What’s more, the advent of miniaturized and networked equipment has begun to allow procedures, like kidney dialysis, to take place patient’s home rather than a doctor’s office. From a patient care perspective, the benefits include making the treatment more convenient and comfortable. Ultimately this method should also more cost-effective for both the supplier and the patient.

Another example of IoT at work in revolutionizing medicine is the treatment of sleep apnea. Previously, a sleep apnea diagnosis required a patient to stay overnight, wired to machines, in a sleep center. Sleep apnea patients were treated with a bulky, stationary CPAP machine. Advanced sensors have changed the diagnostic process for sleep apnea, allowing it to now be done at home, as well as treatment and accuracy of feedback informing the treating physician. In the CPAP machine itself, sensors measure pressure, vibration, temperature and humidity. In addition, photo optic sensors help diagnose sleep apnea by measuring blood oxygen levels, and a piezoelectric film measures vibrations in breathing, providing a status check on the patient.

Finally, the Internet of Things has spurred an increase in consumer based, personalized health devices, leading to greater consumer awareness of the ability to monitor personal health.

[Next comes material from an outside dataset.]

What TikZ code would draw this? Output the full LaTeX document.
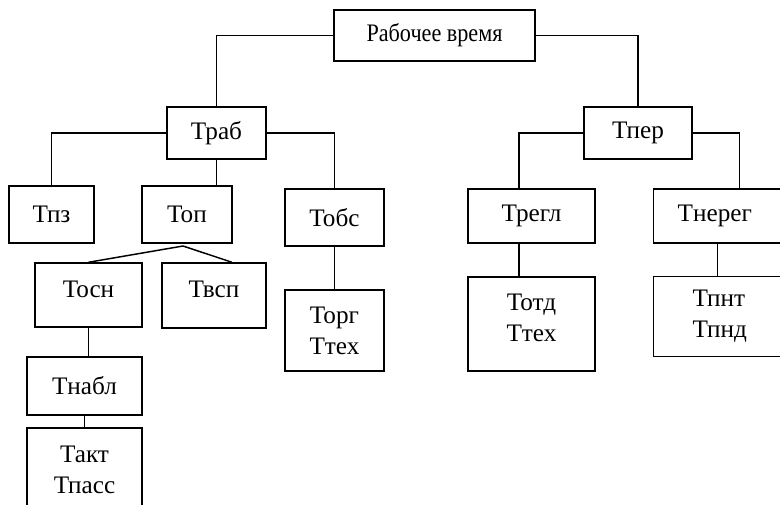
\documentclass[tikz,border=0pt]{standalone}
\usepackage{fontspec}
\setmainfont{Liberation Serif}
\newfontfamily\narrowserif{Liberation Serif}[FakeStretch=0.88]
\usetikzlibrary{positioning, calc}

\begin{document}
\begin{tikzpicture}[x=0.75pt, y=-0.75pt, line width=1.1pt,
    box/.style={draw, align=center, inner sep=2pt,
      font=\fontsize{18.9pt}{23.25pt}\selectfont}]
    % Frame (boxes at the right and bottom run past it)
    \useasboundingbox (0,0) rectangle (780,504);
    \clip (0,0) rectangle (780,504);

    % Root
    \node[box, font=\narrowserif\fontsize{18.9pt}{23.25pt}\selectfont,
      minimum width=150.75pt, minimum height=38.25pt] (rab) at (434.5,35.5) {Рабочее время};

    % Second level
    \node[box, minimum width=74.25pt, minimum height=39pt] (trab) at (216.5,133) {Траб};
    \node[box, minimum width=81pt, minimum height=39pt] (tper) at (638,133) {Тпер};

    % Third level
    \node[box, minimum width=63.75pt, minimum height=42.75pt] (tpz) at (51.5,214.5) {Тпз};
    \node[box, minimum width=67.5pt, minimum height=42.75pt] (top) at (187,214.5) {Топ};
    \node[box, minimum width=74.25pt, minimum height=42.75pt] (tobs) at (334.5,217.5) {Тобс};
    \node[box, minimum width=95.25pt, minimum height=40.5pt] (tregl) at (531.5,216) {Трегл};
    \node[box, anchor=west, align=left, inner xsep=18pt, text width=76.5pt,
      minimum height=40.5pt] (tnereg) at (653,216) {Тнерег};

    % Fourth level
    \node[box, minimum width=80.25pt, minimum height=48pt, text depth=9pt] (tosn) at (88.5,295) {Тосн};
    \node[box, minimum width=78pt, minimum height=48.75pt, text depth=9pt] (tvsp) at (214,295.5) {Твсп};
    \node[box, minimum width=74.25pt, minimum height=60.75pt] (torg) at (334.5,330.5) {Торг\\Ттех};
    \node[box, minimum width=95.25pt, minimum height=70.5pt, text depth=9.75pt] (totd) at (531.5,324) {Тотд\\Ттех};
    \node[box, anchor=west, align=left, inner xsep=29.25pt, text width=54pt,
      minimum height=60pt] (tpnt) at (653,316.5) {Тпнт\\Тпнд};

    % Under Tосн
    \node[box, minimum width=86.25pt, minimum height=43.5pt] (tnabl) at (84.5,386) {Тнабл};
    \node[box, minimum width=86.25pt, minimum height=63pt] (takt) at (84.5,470) {Такт\\Тпасс};

    % Connectors
    \draw (rab.west) -| (trab.north);
    \draw (rab.east) -| (tper.north);
    \draw (trab.west) -| (tpz.north);
    \draw (trab.south) -- (trab.south |- top.north);
    \draw (trab.east) -| (tobs.north);
    \coordinate (fork) at (183,246);
    \draw (tosn.north) -- (fork) -- ([xshift=13.5pt]tvsp.north);
    \draw (tosn.south) -- (tosn.south |- tnabl.north);
    \draw (tnabl.south) -- (takt.north);
    \draw (tobs.south) -- (torg.north);
    \draw (tper.west) -| ([xshift=-9.4pt]tregl.north);
    \draw ([xshift=-9.4pt]tregl.south) -- ([xshift=-9.4pt]totd.north);
    \draw (tper.east) -| ([xshift=8.25pt]tnereg.north);
    \draw ([xshift=-8.25pt]tnereg.south) -- ([xshift=-8.25pt]tpnt.north);
\end{tikzpicture}
\end{document}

Sensors are a key component in wearable devices such as fitness trackers and heart rate monitors and can detect breathing rates, temperature, blood oxygen levels, glucose levels, hemoglobin and more. In the future, it is predicted that these devices will become even more precise and have the capacity to measure a wider variety of health factors, someday even detecting illnesses before symptoms appear.

The bottom line is that IoT devices and equipment simply wouldn’t function without sensors. Reliable, accurate sensors create a foundation for engineers to understand the various properties in applications and enable them to observe and report on the world around us. My colleagues and I at TE Connectivity continue to follow the trends, such as miniaturization and sensor fusion, in both the industrial and medical industries with an eye to the future and the goal of working toward an even more connected tomorrow.